If you’ve stepped foot inside a good pub, you know it’s not always about how much the beer costs or how good it tastes that has you coming back.
It’s about how it makes you feel. Whether that’s catching up on the latest gossip, celebrating special events, or leaving the venue as best friends with someone you only met a few hours prior.
That’s the spirit at the heart of Heineken’s latest campaign – a documentary with a mission.
It comes after over 2100 pubs disappeared in Ireland between 2005 and 2025.
As a beer brewer, Heineken naturally wants to stop the closure of struggling pubs. Its latest platform, “For the Love of Pubs,” created by LePub Worldwide and Publicis Dublin, is devised to safeguard pub culture and social connection.
As part of its new “For the Love of Pubs” platform, Heineken has released a 10-minute documentary, The Pub That Refused To Die, telling the story of a small Irish village that refused to let its only pub disappear.
A village that refused to say goodbye
The film follows the residents of Kilteely, Ireland, after their only local pub went up for sale for €300,000 (AU$490,000).
Instead of watching their social hub disappear, 26 locals did something pretty extraordinary: they decided to buy it themselves.
With absolutely no hospitality experience, the group split the cost into €15,000 shares, rallied the community, renovated the venue, and reopened it under a new name – Street Bar.
Award-winning Irish filmmaker Gar O’Rouke captured the journey in the documentary, which blends grassroots determination with a fair bit of Irish charm.
Heineken eventually stepped in to help the project across the finish line, offering training, advice, and support to ensure the pub could reopen, and stay open.

A campaign that’s part story, part playbook
The documentary premiered at the 2026 Dublin International Film Festival on February 28, but Heineken’s ambitions for it go well beyond the festival circuit.
The brand plans to take the film on tour, hosting screenings for communities facing similar pub closures. Each event will wrap with a live Q&A featuring Street Bar shareholders and a local Heineken representative, turning the film into something more practical than a brand showcase.
It’s less “watch this story” and more “here’s how you could do it too.”
To support the effort, the “For the Love of Pubs” platform also includes an online resource hub packed with guidance, tools and inspiration for communities interested in saving their own local watering holes.

A long-standing love affair with pubs
Heineken’s latest effort fits neatly into a broader track record of backing the venues that sell its beer.
In 2024, the brewer helped transform historic Irish pubs into virtual “Pub Museums,” allowing them to apply for government grants and tax exemptions usually reserved for cultural landmarks.
It has also experimented with creative solutions to pub succession. Last year, the brand launched a global recruitment campaign to find a new owner for McLoughlin’s Bar on Achill Island after fourth-generation publican Joseph “Josie” McLoughlin stepped down after 43 years with no family successor.
The unusual requirement?
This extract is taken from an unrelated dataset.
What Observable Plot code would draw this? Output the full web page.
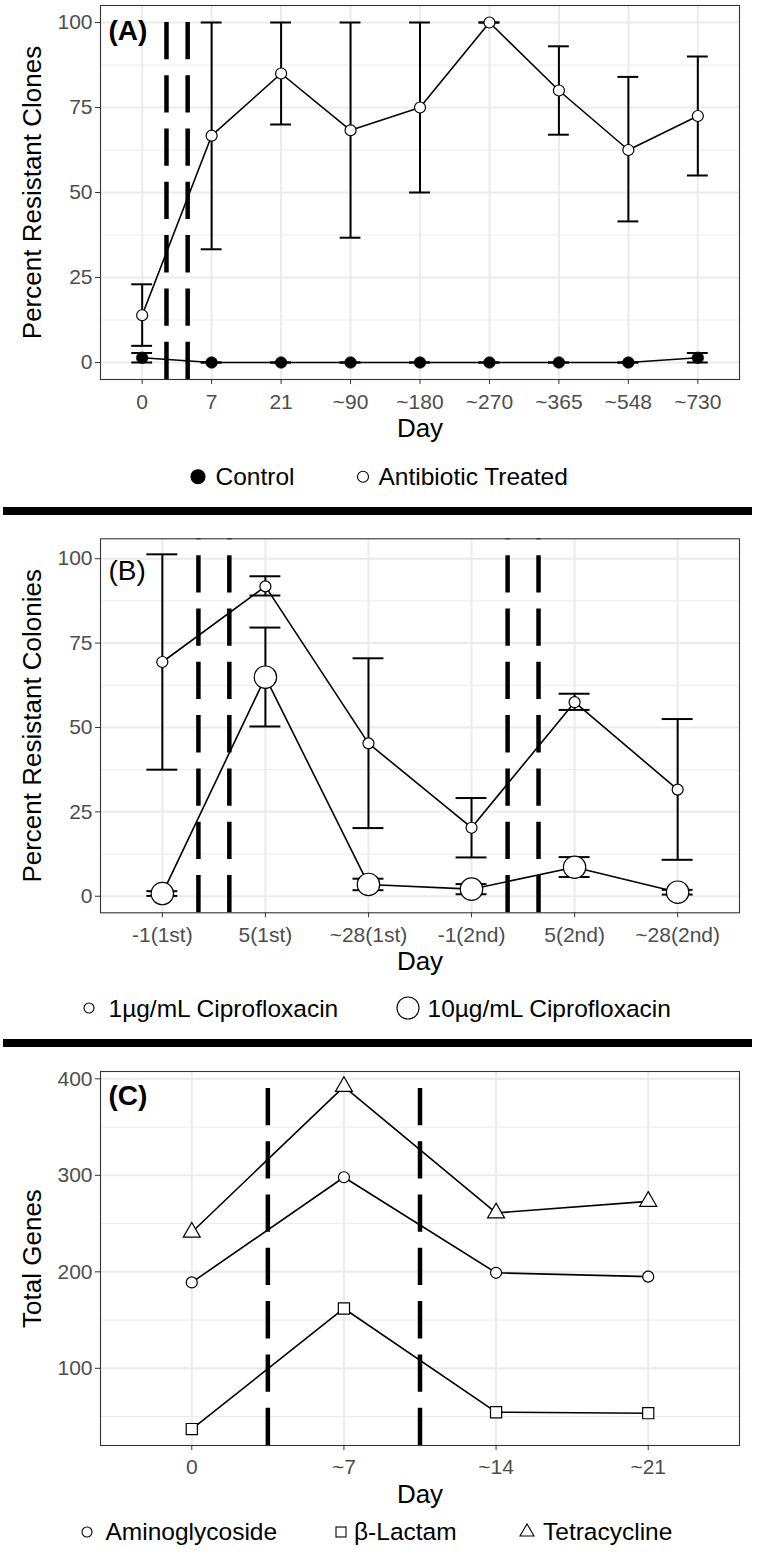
<!DOCTYPE html>
<html>
<head>
<meta charset="utf-8">
<script src="https://cdn.jsdelivr.net/npm/d3@7"></script>
<script src="https://cdn.jsdelivr.net/npm/@observablehq/plot@0.6"></script>
<style>
  html, body { margin: 0; padding: 0; background: #ffffff; }
  #page { position: relative; width: 757px; height: 1554px; overflow: hidden; background: #ffffff; }
  .bar { position: absolute; left: 3px; width: 749px; height: 8px; background: #000000; }
</style>
</head>
<body>
<div id="page"></div>
<script>
// ---------------- DATA ----------------
// Panel A
const daysA = ["0", "7", "21", "~90", "~180", "~270", "~365", "~548", "~730"];
const controlMean = [1.4, 0, 0, 0, 0, 0, 0, 0, 1.4];
const controlLo   = [0,   0, 0, 0, 0, 0, 0, 0, 0];
const controlHi   = [2.8, 0, 0, 0, 0, 0, 0, 0, 2.8];
const treatedMean = [13.9, 66.7, 85, 68.3, 75, 100, 80, 62.5, 72.5];
const treatedLo   = [4.9, 33.3, 70, 36.7, 50, 100, 67, 41.5, 55];
const treatedHi   = [23, 100, 100, 100, 100, 100, 93, 84, 90];
const dashesA = [1.35, 1.655];

// Panel B
const daysB = ["-1(1st)", "5(1st)", "~28(1st)", "-1(2nd)", "5(2nd)", "~28(2nd)"];
const lowMean  = [69.4, 91.8, 45.3, 20.3, 57.5, 31.6];
const lowLo    = [37.5, 89.1, 20.2, 11.5, 55.2, 10.8];
const lowHi    = [101.3, 94.8, 70.5, 29.1, 60.0, 52.5];
const highMean = [0.8, 64.9, 3.5, 2.1, 8.6, 1.2];
const highLo   = [0.1, 50.3, 1.8, 0.6, 5.7, 0.5];
const highHi   = [1.5, 79.6, 5.2, 3.6, 11.6, 1.9];
const dashesB = [1.35, 1.65, 4.35, 4.65];

// Panel C
const daysC = ["0", "~7", "~14", "~21"];
const aminoglycoside = [189, 298, 199, 195];
const betaLactam     = [37, 162, 54.5, 53.5];
const tetracycline   = [241, 392, 261, 273];
const dashesC = [1.5, 2.5];

// ---------------- STYLE ----------------
const FONT = "'Liberation Sans', Arial, Helvetica, sans-serif";
const GRID = "#ebebeb";
const page = document.getElementById("page");

function rows(labels, mean, lo, hi, s) {
  return labels.map((d, i) => ({i: i + 1, day: d, m: mean[i], lo: lo ? lo[i] : mean[i], hi: hi ? hi[i] : mean[i], s}));
}

function errorMarks(data, capHalf) {
  return [
    Plot.ruleX(data, {x: "i", y1: "lo", y2: "hi", stroke: "black", strokeWidth: 2}),
    Plot.ruleY(data, {y: "lo", x1: d => d.i - capHalf, x2: d => d.i + capHalf, stroke: "black", strokeWidth: 2}),
    Plot.ruleY(data, {y: "hi", x1: d => d.i - capHalf, x2: d => d.i + capHalf, stroke: "black", strokeWidth: 2})
  ];
}

function panel({top, frameTop, frameBottom, labels, yDomain, yMajor, yMinor, dashes, dataMarks, tag, tagWeight, tagDy, yTitle, tickPad}) {
  const height = 460;
  const n = labels.length;
  const xs = d3.range(1, n + 1);
  const svg = Plot.plot({
    width: 757,
    height,
    marginTop: frameTop - top,
    marginBottom: top + height - frameBottom,
    marginLeft: 100,
    marginRight: 18,
    style: {fontFamily: FONT, background: "transparent", overflow: "visible"},
    x: {type: "linear", domain: [0.4, n + 0.6], label: null},
    y: {domain: yDomain, label: null},
    marks: [
      Plot.gridY(yMinor, {stroke: GRID, strokeWidth: 1, strokeOpacity: 1}),
      Plot.gridY(yMajor, {stroke: GRID, strokeWidth: 2, strokeOpacity: 1}),
      Plot.gridX(xs, {stroke: GRID, strokeWidth: 2, strokeOpacity: 1}),
      Plot.ruleX(dashes, {x: d => d, y1: yDomain[0], y2: yDomain[1], stroke: "black", strokeWidth: 4.5, strokeDasharray: "37.3,16"}),
      ...dataMarks,
      Plot.frame({stroke: "#333333", strokeWidth: 1.1}),
      Plot.axisX(xs, {tickFormat: i => labels[i - 1], tickSize: 5, tickPadding: tickPad, fontSize: 21, color: "#4d4d4d", stroke: "#333333", label: null}),
      Plot.axisY(yMajor, {tickSize: 5, tickPadding: 3, fontSize: 21, color: "#4d4d4d", stroke: "#333333", label: null}),
      Plot.text([yTitle], {text: d => d, frameAnchor: "left", textAnchor: "middle", lineAnchor: "middle", rotate: -90, dx: -68.3, fontSize: 26, fill: "black"}),
      Plot.text(["Day"], {text: d => d, frameAnchor: "bottom", textAnchor: "middle", lineAnchor: "middle", dy: 49, fontSize: 26, fill: "black"}),
      Plot.text([tag], {text: d => d, frameAnchor: "top-left", textAnchor: "start", lineAnchor: "top", dx: 8, dy: tagDy, fontSize: 28, fontWeight: tagWeight, fill: "black"})
    ]
  });
  svg.style.position = "absolute";
  svg.style.top = top + "px";
  svg.style.left = "0px";
  page.appendChild(svg);
}

function legend(top, height, cy, baseline, items) {
  const svg = d3.create("svg")
    .attr("width", 757).attr("height", height)
    .style("position", "absolute").style("left", "0px").style("top", top + "px");
  for (const it of items) {
    const y = cy - top;
    if (it.sym === "circle") {
      svg.append("circle").attr("cx", it.cx).attr("cy", y).attr("r", it.r)
        .attr("fill", it.fill).attr("stroke", "black").attr("stroke-width", it.sw || 1.1);
    } else if (it.sym === "square") {
      svg.append("rect").attr("x", it.cx - it.r).attr("y", y - it.r).attr("width", 2 * it.r).attr("height", 2 * it.r)
        .attr("fill", "white").attr("stroke", "black").attr("stroke-width", 1.1);
    } else if (it.sym === "triangle") {
      const s = it.r; // half side
      const h = s * Math.sqrt(3);
      svg.append("path")
        .attr("d", `M${it.cx},${y - 2 * h / 3}L${it.cx + s},${y + h / 3}L${it.cx - s},${y + h / 3}Z`)
        .attr("fill", "white").attr("stroke", "black").attr("stroke-width", 1.1);
    }
    svg.append("text").attr("x", it.tx).attr("y", baseline - top)
      .attr("font-family", FONT).attr("font-size", 24.5).attr("fill", "black").text(it.label);
  }
  page.appendChild(svg.node());
}

function bar(top) {
  const d = document.createElement("div");
  d.className = "bar";
  d.style.top = top + "px";
  page.appendChild(d);
}

// ---------------- PANEL A ----------------
const ctrlA = rows(daysA, controlMean, controlLo, controlHi, "Control");
const trtA = rows(daysA, treatedMean, treatedLo, treatedHi, "Antibiotic Treated");
const allA = ctrlA.concat(trtA);
panel({
  top: 0, frameTop: 5, frameBottom: 379,
  labels: daysA, yDomain: [-5, 105],
  yMajor: [0, 25, 50, 75, 100], yMinor: [12.5, 37.5, 62.5, 87.5],
  dashes: dashesA,
  dataMarks: [
    Plot.line(allA, {x: "i", y: "m", z: "s", stroke: "black", strokeWidth: 1.6}),
    ...errorMarks(allA, 0.15),
    Plot.dot(ctrlA, {x: "i", y: "m", r: 5.8, fill: "black", stroke: "black", strokeWidth: 0.6}),
    Plot.dot(trtA, {x: "i", y: "m", r: 5.5, fill: "white", stroke: "black", strokeWidth: 1.2})
  ],
  tag: "(A)", tagWeight: "bold", tagDy: 15, yTitle: "Percent Resistant Clones", tickPad: 10
});
legend(455, 44, 476.7, 485, [
  {sym: "circle", cx: 198, r: 7, fill: "black", label: "Control", tx: 215.5},
  {sym: "circle", cx: 363, r: 5.5, fill: "white", label: "Antibiotic Treated", tx: 378.5}
]);
bar(507);

// ---------------- PANEL B ----------------
const lowB = rows(daysB, lowMean, lowLo, lowHi, "1");
const highB = rows(daysB, highMean, highLo, highHi, "10");
const allB = lowB.concat(highB);
panel({
  top: 520, frameTop: 538.3, frameBottom: 912.3,
  labels: daysB, yDomain: [-4.9, 105.9],
  yMajor: [0, 25, 50, 75, 100], yMinor: [12.5, 37.5, 62.5, 87.5],
  dashes: dashesB,
  dataMarks: [
    Plot.line(allB, {x: "i", y: "m", z: "s", stroke: "black", strokeWidth: 1.6}),
    ...errorMarks(allB, 0.15),
    Plot.dot(lowB, {x: "i", y: "m", r: 5.5, fill: "white", stroke: "black", strokeWidth: 1.2}),
    Plot.dot(highB, {x: "i", y: "m", r: 11.2, fill: "white", stroke: "black", strokeWidth: 1.2})
  ],
  tag: "(B)", tagWeight: "normal", tagDy: 21, yTitle: "Percent Resistant Colonies", tickPad: 9.5
});
legend(985, 44, 1008, 1016.8, [
  {sym: "circle", cx: 89, r: 5, fill: "white", label: "1\u00b5g/mL Ciprofloxacin", tx: 108.5},
  {sym: "circle", cx: 408, r: 11, fill: "white", label: "10\u00b5g/mL Ciprofloxacin", tx: 427.5}
]);
bar(1039);

// ---------------- PANEL C ----------------
const amC = rows(daysC, aminoglycoside, null, null, "Aminoglycoside");
const blC = rows(daysC, betaLactam, null, null, "\u03b2-Lactam");
const tcC = rows(daysC, tetracycline, null, null, "Tetracycline");
const allC = amC.concat(blC, tcC);
panel({
  top: 1050, frameTop: 1071, frameBottom: 1445,
  labels: daysC, yDomain: [20, 407.6],
  yMajor: [100, 200, 300, 400], yMinor: [50, 150, 250, 350],
  dashes: dashesC,
  dataMarks: [
    Plot.line(allC, {x: "i", y: "m", z: "s", stroke: "black", strokeWidth: 1.6}),
    Plot.dot(amC, {x: "i", y: "m", symbol: "circle", r: 5.5, fill: "white", stroke: "black", strokeWidth: 1.2}),
    Plot.dot(blC, {x: "i", y: "m", symbol: "square", r: 6.3, fill: "white", stroke: "black", strokeWidth: 1.2}),
    Plot.dot(tcC, {x: "i", y: "m", symbol: "triangle", r: 6.3, fill: "white", stroke: "black", strokeWidth: 1.2})
  ],
  tag: "(C)", tagWeight: "bold", tagDy: 14, yTitle: "Total Genes", tickPad: 9
});
legend(1512, 42, 1532, 1540.3, [
  {sym: "circle", cx: 87, r: 5, fill: "white", label: "Aminoglycoside", tx: 105.5},
  {sym: "square", cx: 341, r: 5, label: "\u03b2-Lactam", tx: 354},
  {sym: "triangle", cx: 527, r: 7, label: "Tetracycline", tx: 543}
]);
</script>
</body>
</html>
Applicants had to be named McLoughlin.
More than 2,000 people applied, and two McLoughlin descendants were eventually flown to Ireland to reconnect with their roots.

Following its premiere at the Dublin International Film Festival, Heineken and the new pub owners are taking the documentary to rural communities in Ireland to share the story and encourage others to follow in Kilteely’s footsteps.
Each screening will end with a live Q&A, offering audiences the chance to hear directly from the Kilteely shareholders.